> [Data shown]
⁂
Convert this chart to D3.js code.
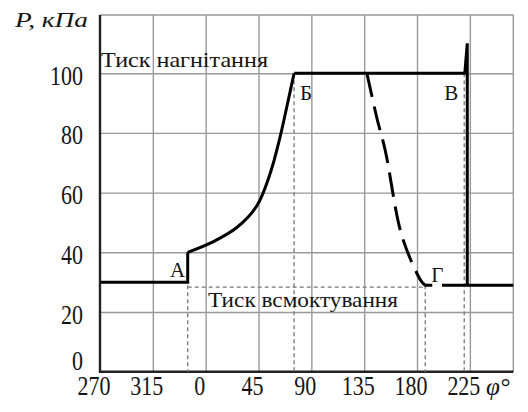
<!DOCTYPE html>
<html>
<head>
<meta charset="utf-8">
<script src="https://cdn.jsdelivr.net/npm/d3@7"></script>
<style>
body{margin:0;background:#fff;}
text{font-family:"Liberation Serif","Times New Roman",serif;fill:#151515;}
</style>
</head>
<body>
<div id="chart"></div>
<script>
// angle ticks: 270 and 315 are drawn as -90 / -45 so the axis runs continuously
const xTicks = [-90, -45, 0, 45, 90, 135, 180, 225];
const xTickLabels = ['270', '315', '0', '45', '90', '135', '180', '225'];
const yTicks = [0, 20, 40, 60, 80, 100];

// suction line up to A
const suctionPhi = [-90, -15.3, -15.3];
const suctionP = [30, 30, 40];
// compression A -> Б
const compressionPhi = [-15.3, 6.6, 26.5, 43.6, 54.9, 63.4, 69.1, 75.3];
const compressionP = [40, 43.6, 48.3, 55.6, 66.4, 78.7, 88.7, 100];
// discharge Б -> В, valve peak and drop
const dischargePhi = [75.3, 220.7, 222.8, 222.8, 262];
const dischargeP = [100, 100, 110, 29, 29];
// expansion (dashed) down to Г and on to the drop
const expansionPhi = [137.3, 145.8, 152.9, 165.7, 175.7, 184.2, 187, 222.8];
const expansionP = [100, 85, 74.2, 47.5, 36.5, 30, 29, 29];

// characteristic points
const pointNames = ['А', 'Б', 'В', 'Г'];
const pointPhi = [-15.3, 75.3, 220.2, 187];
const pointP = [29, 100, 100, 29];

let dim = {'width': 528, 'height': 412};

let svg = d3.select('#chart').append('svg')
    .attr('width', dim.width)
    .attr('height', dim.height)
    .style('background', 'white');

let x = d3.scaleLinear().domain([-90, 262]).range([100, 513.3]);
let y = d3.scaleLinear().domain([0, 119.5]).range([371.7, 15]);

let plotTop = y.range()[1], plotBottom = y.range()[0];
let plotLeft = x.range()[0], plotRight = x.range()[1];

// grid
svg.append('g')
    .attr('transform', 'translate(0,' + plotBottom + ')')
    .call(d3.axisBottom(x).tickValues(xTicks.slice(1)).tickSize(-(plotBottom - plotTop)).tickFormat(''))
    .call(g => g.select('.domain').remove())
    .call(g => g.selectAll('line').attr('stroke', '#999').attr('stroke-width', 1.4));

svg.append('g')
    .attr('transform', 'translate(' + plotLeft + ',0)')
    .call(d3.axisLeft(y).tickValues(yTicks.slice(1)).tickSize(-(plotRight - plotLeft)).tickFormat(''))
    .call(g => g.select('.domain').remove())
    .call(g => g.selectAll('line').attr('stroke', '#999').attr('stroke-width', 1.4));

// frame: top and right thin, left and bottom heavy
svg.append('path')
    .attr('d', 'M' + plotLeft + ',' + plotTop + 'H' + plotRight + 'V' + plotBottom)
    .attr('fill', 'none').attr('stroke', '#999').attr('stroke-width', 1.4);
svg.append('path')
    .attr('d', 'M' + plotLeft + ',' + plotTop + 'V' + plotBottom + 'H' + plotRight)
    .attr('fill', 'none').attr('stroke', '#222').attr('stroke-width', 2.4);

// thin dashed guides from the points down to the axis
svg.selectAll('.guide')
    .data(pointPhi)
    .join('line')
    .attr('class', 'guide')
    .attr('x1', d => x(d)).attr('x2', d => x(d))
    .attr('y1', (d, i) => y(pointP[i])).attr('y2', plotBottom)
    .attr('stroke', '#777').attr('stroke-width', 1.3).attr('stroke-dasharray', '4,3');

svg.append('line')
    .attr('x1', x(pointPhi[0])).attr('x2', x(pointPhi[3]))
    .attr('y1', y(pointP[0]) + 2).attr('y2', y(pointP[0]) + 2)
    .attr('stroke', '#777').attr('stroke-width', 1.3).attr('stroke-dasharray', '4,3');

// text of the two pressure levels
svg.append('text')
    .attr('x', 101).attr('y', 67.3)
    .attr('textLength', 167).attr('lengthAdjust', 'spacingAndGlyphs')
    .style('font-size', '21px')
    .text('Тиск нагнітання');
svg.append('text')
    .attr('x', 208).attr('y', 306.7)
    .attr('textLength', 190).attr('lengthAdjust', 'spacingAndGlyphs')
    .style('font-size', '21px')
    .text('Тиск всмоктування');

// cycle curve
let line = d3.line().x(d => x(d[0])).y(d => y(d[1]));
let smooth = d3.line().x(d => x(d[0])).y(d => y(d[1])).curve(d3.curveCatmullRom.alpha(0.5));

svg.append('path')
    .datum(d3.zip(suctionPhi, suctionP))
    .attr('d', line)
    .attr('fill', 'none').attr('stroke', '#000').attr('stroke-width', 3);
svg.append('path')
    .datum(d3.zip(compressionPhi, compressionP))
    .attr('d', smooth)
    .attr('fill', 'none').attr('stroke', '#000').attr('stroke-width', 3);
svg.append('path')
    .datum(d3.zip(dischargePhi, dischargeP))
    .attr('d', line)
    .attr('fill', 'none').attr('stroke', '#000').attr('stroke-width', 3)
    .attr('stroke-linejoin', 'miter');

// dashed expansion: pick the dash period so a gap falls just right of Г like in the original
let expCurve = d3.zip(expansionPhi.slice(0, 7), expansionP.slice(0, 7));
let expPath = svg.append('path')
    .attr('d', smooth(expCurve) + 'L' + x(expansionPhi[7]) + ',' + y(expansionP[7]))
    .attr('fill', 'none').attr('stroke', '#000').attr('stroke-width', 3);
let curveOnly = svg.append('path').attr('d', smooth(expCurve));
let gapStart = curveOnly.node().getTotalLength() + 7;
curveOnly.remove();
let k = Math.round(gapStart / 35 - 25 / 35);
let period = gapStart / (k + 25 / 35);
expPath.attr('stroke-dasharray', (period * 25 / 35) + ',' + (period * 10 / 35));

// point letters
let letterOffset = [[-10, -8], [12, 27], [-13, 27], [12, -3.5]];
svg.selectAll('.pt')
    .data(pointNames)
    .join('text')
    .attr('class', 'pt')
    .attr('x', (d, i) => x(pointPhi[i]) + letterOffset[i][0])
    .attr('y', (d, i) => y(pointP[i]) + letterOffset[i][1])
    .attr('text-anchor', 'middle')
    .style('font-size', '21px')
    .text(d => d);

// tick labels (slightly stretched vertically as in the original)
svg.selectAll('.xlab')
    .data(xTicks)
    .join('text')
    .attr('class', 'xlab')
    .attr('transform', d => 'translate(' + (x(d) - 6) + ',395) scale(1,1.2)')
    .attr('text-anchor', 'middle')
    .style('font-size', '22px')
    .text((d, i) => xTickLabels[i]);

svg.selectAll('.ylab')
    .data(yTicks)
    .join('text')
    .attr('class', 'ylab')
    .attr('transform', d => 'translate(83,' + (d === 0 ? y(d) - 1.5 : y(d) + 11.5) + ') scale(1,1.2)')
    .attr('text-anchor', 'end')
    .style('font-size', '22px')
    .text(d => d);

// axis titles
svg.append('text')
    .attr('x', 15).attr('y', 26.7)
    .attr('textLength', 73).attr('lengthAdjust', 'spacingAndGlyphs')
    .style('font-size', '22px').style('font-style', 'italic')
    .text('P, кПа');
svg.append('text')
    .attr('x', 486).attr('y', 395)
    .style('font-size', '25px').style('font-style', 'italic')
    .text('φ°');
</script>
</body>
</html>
⁂
> [To do] Each line of the material must be retyped exactly, except that images are omitted.

> [Response for this exercise]
Convert this chart to D3.js code.
<!DOCTYPE html>
<html>
<head>
<meta charset="utf-8">
<script src="https://cdn.jsdelivr.net/npm/d3@7"></script>
<style>
body{margin:0;background:#fff;}
text{font-family:"Liberation Serif","Times New Roman",serif;fill:#151515;}
</style>
</head>
<body>
<div id="chart"></div>
<script>
// angle ticks: 270 and 315 are drawn as -90 / -45 so the axis runs continuously
const xTicks = [-90, -45, 0, 45, 90, 135, 180, 225];
const xTickLabels = ['270', '315', '0', '45', '90', '135', '180', '225'];
const yTicks = [0, 20, 40, 60, 80, 100];

// suction line up to A
const suctionPhi = [-90, -15.3, -15.3];
const suctionP = [30, 30, 40];
// compression A -> Б
const compressionPhi = [-15.3, 6.6, 26.5, 43.6, 54.9, 63.4, 69.1, 75.3];
const compressionP = [40, 43.6, 48.3, 55.6, 66.4, 78.7, 88.7, 100];
// discharge Б -> В, valve peak and drop
const dischargePhi = [75.3, 220.7, 222.8, 222.8, 262];
const dischargeP = [100, 100, 110, 29, 29];
// expansion (dashed) down to Г and on to the drop
const expansionPhi = [137.3, 145.8, 152.9, 165.7, 175.7, 184.2, 187, 222.8];
const expansionP = [100, 85, 74.2, 47.5, 36.5, 30, 29, 29];

// characteristic points
const pointNames = ['А', 'Б', 'В', 'Г'];
const pointPhi = [-15.3, 75.3, 220.2, 187];
const pointP = [29, 100, 100, 29];

let dim = {'width': 528, 'height': 412};

let svg = d3.select('#chart').append('svg')
    .attr('width', dim.width)
    .attr('height', dim.height)
    .style('background', 'white');

let x = d3.scaleLinear().domain([-90, 262]).range([100, 513.3]);
let y = d3.scaleLinear().domain([0, 119.5]).range([371.7, 15]);

let plotTop = y.range()[1], plotBottom = y.range()[0];
let plotLeft = x.range()[0], plotRight = x.range()[1];

// grid
svg.append('g')
    .attr('transform', 'translate(0,' + plotBottom + ')')
    .call(d3.axisBottom(x).tickValues(xTicks.slice(1)).tickSize(-(plotBottom - plotTop)).tickFormat(''))
    .call(g => g.select('.domain').remove())
    .call(g => g.selectAll('line').attr('stroke', '#999').attr('stroke-width', 1.4));

svg.append('g')
    .attr('transform', 'translate(' + plotLeft + ',0)')
    .call(d3.axisLeft(y).tickValues(yTicks.slice(1)).tickSize(-(plotRight - plotLeft)).tickFormat(''))
    .call(g => g.select('.domain').remove())
    .call(g => g.selectAll('line').attr('stroke', '#999').attr('stroke-width', 1.4));

// frame: top and right thin, left and bottom heavy
svg.append('path')
    .attr('d', 'M' + plotLeft + ',' + plotTop + 'H' + plotRight + 'V' + plotBottom)
    .attr('fill', 'none').attr('stroke', '#999').attr('stroke-width', 1.4);
svg.append('path')
    .attr('d', 'M' + plotLeft + ',' + plotTop + 'V' + plotBottom + 'H' + plotRight)
    .attr('fill', 'none').attr('stroke', '#222').attr('stroke-width', 2.4);

// thin dashed guides from the points down to the axis
svg.selectAll('.guide')
    .data(pointPhi)
    .join('line')
    .attr('class', 'guide')
    .attr('x1', d => x(d)).attr('x2', d => x(d))
    .attr('y1', (d, i) => y(pointP[i])).attr('y2', plotBottom)
    .attr('stroke', '#777').attr('stroke-width', 1.3).attr('stroke-dasharray', '4,3');

svg.append('line')
    .attr('x1', x(pointPhi[0])).attr('x2', x(pointPhi[3]))
    .attr('y1', y(pointP[0]) + 2).attr('y2', y(pointP[0]) + 2)
    .attr('stroke', '#777').attr('stroke-width', 1.3).attr('stroke-dasharray', '4,3');

// text of the two pressure levels
svg.append('text')
    .attr('x', 101).attr('y', 67.3)
    .attr('textLength', 167).attr('lengthAdjust', 'spacingAndGlyphs')
    .style('font-size', '21px')
    .text('Тиск нагнітання');
svg.append('text')
    .attr('x', 208).attr('y', 306.7)
    .attr('textLength', 190).attr('lengthAdjust', 'spacingAndGlyphs')
    .style('font-size', '21px')
    .text('Тиск всмоктування');

// cycle curve
let line = d3.line().x(d => x(d[0])).y(d => y(d[1]));
let smooth = d3.line().x(d => x(d[0])).y(d => y(d[1])).curve(d3.curveCatmullRom.alpha(0.5));

svg.append('path')
    .datum(d3.zip(suctionPhi, suctionP))
    .attr('d', line)
    .attr('fill', 'none').attr('stroke', '#000').attr('stroke-width', 3);
svg.append('path')
    .datum(d3.zip(compressionPhi, compressionP))
    .attr('d', smooth)
    .attr('fill', 'none').attr('stroke', '#000').attr('stroke-width', 3);
svg.append('path')
    .datum(d3.zip(dischargePhi, dischargeP))
    .attr('d', line)
    .attr('fill', 'none').attr('stroke', '#000').attr('stroke-width', 3)
    .attr('stroke-linejoin', 'miter');

// dashed expansion: pick the dash period so a gap falls just right of Г like in the original
let expCurve = d3.zip(expansionPhi.slice(0, 7), expansionP.slice(0, 7));
let expPath = svg.append('path')
    .attr('d', smooth(expCurve) + 'L' + x(expansionPhi[7]) + ',' + y(expansionP[7]))
    .attr('fill', 'none').attr('stroke', '#000').attr('stroke-width', 3);
let curveOnly = svg.append('path').attr('d', smooth(expCurve));
let gapStart = curveOnly.node().getTotalLength() + 7;
curveOnly.remove();
let k = Math.round(gapStart / 35 - 25 / 35);
let period = gapStart / (k + 25 / 35);
expPath.attr('stroke-dasharray', (period * 25 / 35) + ',' + (period * 10 / 35));

// point letters
let letterOffset = [[-10, -8], [12, 27], [-13, 27], [12, -3.5]];
svg.selectAll('.pt')
    .data(pointNames)
    .join('text')
    .attr('class', 'pt')
    .attr('x', (d, i) => x(pointPhi[i]) + letterOffset[i][0])
    .attr('y', (d, i) => y(pointP[i]) + letterOffset[i][1])
    .attr('text-anchor', 'middle')
    .style('font-size', '21px')
    .text(d => d);

// tick labels (slightly stretched vertically as in the original)
svg.selectAll('.xlab')
    .data(xTicks)
    .join('text')
    .attr('class', 'xlab')
    .attr('transform', d => 'translate(' + (x(d) - 6) + ',395) scale(1,1.2)')
    .attr('text-anchor', 'middle')
    .style('font-size', '22px')
    .text((d, i) => xTickLabels[i]);

svg.selectAll('.ylab')
    .data(yTicks)
    .join('text')
    .attr('class', 'ylab')
    .attr('transform', d => 'translate(83,' + (d === 0 ? y(d) - 1.5 : y(d) + 11.5) + ') scale(1,1.2)')
    .attr('text-anchor', 'end')
    .style('font-size', '22px')
    .text(d => d);

// axis titles
svg.append('text')
    .attr('x', 15).attr('y', 26.7)
    .attr('textLength', 73).attr('lengthAdjust', 'spacingAndGlyphs')
    .style('font-size', '22px').style('font-style', 'italic')
    .text('P, кПа');
svg.append('text')
    .attr('x', 486).attr('y', 395)
    .style('font-size', '25px').style('font-style', 'italic')
    .text('φ°');
</script>
</body>
</html>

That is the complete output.